#### Provided information
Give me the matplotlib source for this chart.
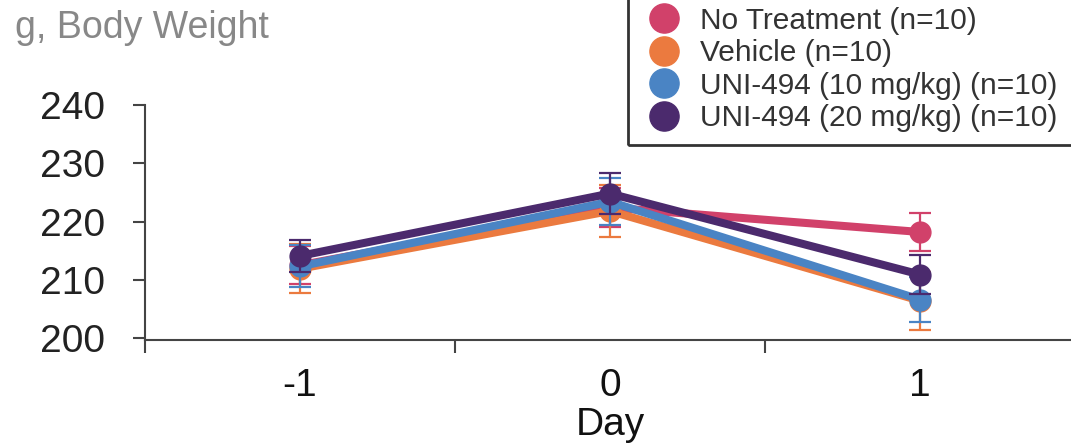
import matplotlib.pyplot as plt
from matplotlib.patches import Rectangle
from matplotlib.ticker import FixedLocator

plt.rcParams['font.family'] = ['Liberation Sans', 'DejaVu Sans']

# data
days = [-1, 0, 1]
groups = ['No Treatment (n=10)', 'Vehicle (n=10)',
          'UNI-494 (10 mg/kg) (n=10)', 'UNI-494 (20 mg/kg) (n=10)']
no_treat = [212.5, 222.4, 218.2]
no_treat_err = [3.3, 3.4, 3.3]
vehicle = [211.9, 221.8, 206.4]
vehicle_err = [4.2, 4.5, 5.0]
uni_10 = [212.3, 223.4, 206.6]
uni_10_err = [3.6, 4.0, 3.9]
uni_20 = [214.1, 224.8, 210.9]
uni_20_err = [2.7, 3.5, 3.4]

colors = ['#D1416A', '#EB7A3F', '#4A84C4', '#4B2A6D']
means = [no_treat, vehicle, uni_10, uni_20]
errs = [no_treat_err, vehicle_err, uni_10_err, uni_20_err]

fig = plt.figure(figsize=(10.71, 4.43), dpi=100)
ax = fig.add_axes([145 / 1071, 1 - 340 / 443, 930 / 1071, 235 / 443])

# draw order: vehicle, no treatment, 10 mg/kg, 20 mg/kg (last on top)
handles = {}
for i in [1, 0, 2, 3]:
    ax.errorbar(days, means[i], yerr=errs[i], color=colors[i], lw=5.8,
                elinewidth=1.6, capsize=8, capthick=1.6, marker='o',
                markersize=15, zorder=2 + i)
    handles[i] = ax.plot([], [], 'o', color=colors[i], markersize=21)[0]

ax.set_xlim(-1.5, 1.5)
ax.set_ylim(199.66, 240)
ax.set_yticks([200, 210, 220, 230, 240])
ax.set_xticks(days)
ax.set_xticklabels(['-1', '0', '1'])
ax.xaxis.set_minor_locator(FixedLocator([-1.5, -0.5, 0.5, 1.5]))

for s in ['top', 'right']:
    ax.spines[s].set_visible(False)
for s in ['left', 'bottom']:
    ax.spines[s].set_color('#444444')
    ax.spines[s].set_linewidth(1.5)

ax.tick_params(axis='y', length=9, width=1.5, color='#444444', pad=20,
               labelsize=28, labelcolor='#222222')
ax.tick_params(axis='x', which='major', length=0, pad=20, labelsize=28,
               labelcolor='#111111')
ax.tick_params(axis='x', which='minor', length=9, width=1.5, color='#444444')
ax.set_xlabel('Day', fontsize=28, labelpad=2, color='#111111')

fig.text(15 / 1071, 1 - 38 / 443, 'g, Body Weight', fontsize=27,
         color='#888888', va='baseline')

leg = fig.legend([handles[i] for i in range(4)], groups,
                 loc='upper left', bbox_to_anchor=(633 / 1071, 1.012),
                 fontsize=21.5, frameon=False,
                 handletextpad=0.55, labelspacing=0.15, borderpad=0.4,
                 handlelength=1.3, borderaxespad=0)
for t in leg.get_texts():
    t.set_color('#333333')

# legend box runs off the top and right edges in the reference
fig.patches.append(Rectangle((628 / 1071, 1 - 145 / 443), 470 / 1071,
                             160 / 443, transform=fig.transFigure,
                             fill=False, edgecolor='#333333', lw=2))

fig.savefig('out.png', dpi=100)
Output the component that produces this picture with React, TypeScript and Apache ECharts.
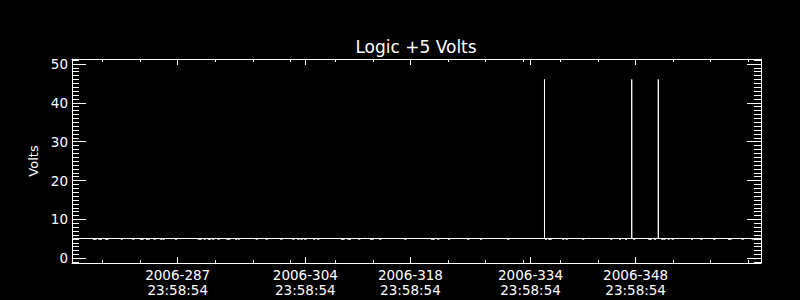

#### Your instructions
Each entry above is to be written out again unchanged, apart from the pictures, which are left out.

#### Solution for this problem
Give me the matplotlib source for this chart.
import matplotlib.pyplot as plt
from matplotlib.patches import Rectangle
from matplotlib.ticker import FixedLocator

plt.rcParams['font.family'] = ['Liberation Sans', 'DejaVu Sans']

# data
days = [-1, 0, 1]
groups = ['No Treatment (n=10)', 'Vehicle (n=10)',
          'UNI-494 (10 mg/kg) (n=10)', 'UNI-494 (20 mg/kg) (n=10)']
no_treat = [212.5, 222.4, 218.2]
no_treat_err = [3.3, 3.4, 3.3]
vehicle = [211.9, 221.8, 206.4]
vehicle_err = [4.2, 4.5, 5.0]
uni_10 = [212.3, 223.4, 206.6]
uni_10_err = [3.6, 4.0, 3.9]
uni_20 = [214.1, 224.8, 210.9]
uni_20_err = [2.7, 3.5, 3.4]

colors = ['#D1416A', '#EB7A3F', '#4A84C4', '#4B2A6D']
means = [no_treat, vehicle, uni_10, uni_20]
errs = [no_treat_err, vehicle_err, uni_10_err, uni_20_err]

fig = plt.figure(figsize=(10.71, 4.43), dpi=100)
ax = fig.add_axes([145 / 1071, 1 - 340 / 443, 930 / 1071, 235 / 443])

# draw order: vehicle, no treatment, 10 mg/kg, 20 mg/kg (last on top)
handles = {}
for i in [1, 0, 2, 3]:
    ax.errorbar(days, means[i], yerr=errs[i], color=colors[i], lw=5.8,
                elinewidth=1.6, capsize=8, capthick=1.6, marker='o',
                markersize=15, zorder=2 + i)
    handles[i] = ax.plot([], [], 'o', color=colors[i], markersize=21)[0]

ax.set_xlim(-1.5, 1.5)
ax.set_ylim(199.66, 240)
ax.set_yticks([200, 210, 220, 230, 240])
ax.set_xticks(days)
ax.set_xticklabels(['-1', '0', '1'])
ax.xaxis.set_minor_locator(FixedLocator([-1.5, -0.5, 0.5, 1.5]))

for s in ['top', 'right']:
    ax.spines[s].set_visible(False)
for s in ['left', 'bottom']:
    ax.spines[s].set_color('#444444')
    ax.spines[s].set_linewidth(1.5)

ax.tick_params(axis='y', length=9, width=1.5, color='#444444', pad=20,
               labelsize=28, labelcolor='#222222')
ax.tick_params(axis='x', which='major', length=0, pad=20, labelsize=28,
               labelcolor='#111111')
ax.tick_params(axis='x', which='minor', length=9, width=1.5, color='#444444')
ax.set_xlabel('Day', fontsize=28, labelpad=2, color='#111111')

fig.text(15 / 1071, 1 - 38 / 443, 'g, Body Weight', fontsize=27,
         color='#888888', va='baseline')

leg = fig.legend([handles[i] for i in range(4)], groups,
                 loc='upper left', bbox_to_anchor=(633 / 1071, 1.012),
                 fontsize=21.5, frameon=False,
                 handletextpad=0.55, labelspacing=0.15, borderpad=0.4,
                 handlelength=1.3, borderaxespad=0)
for t in leg.get_texts():
    t.set_color('#333333')

# legend box runs off the top and right edges in the reference
fig.patches.append(Rectangle((628 / 1071, 1 - 145 / 443), 470 / 1071,
                             160 / 443, transform=fig.transFigure,
                             fill=False, edgecolor='#333333', lw=2))

fig.savefig('out.png', dpi=100)
Output the component that produces this picture with React, TypeScript and Apache ECharts.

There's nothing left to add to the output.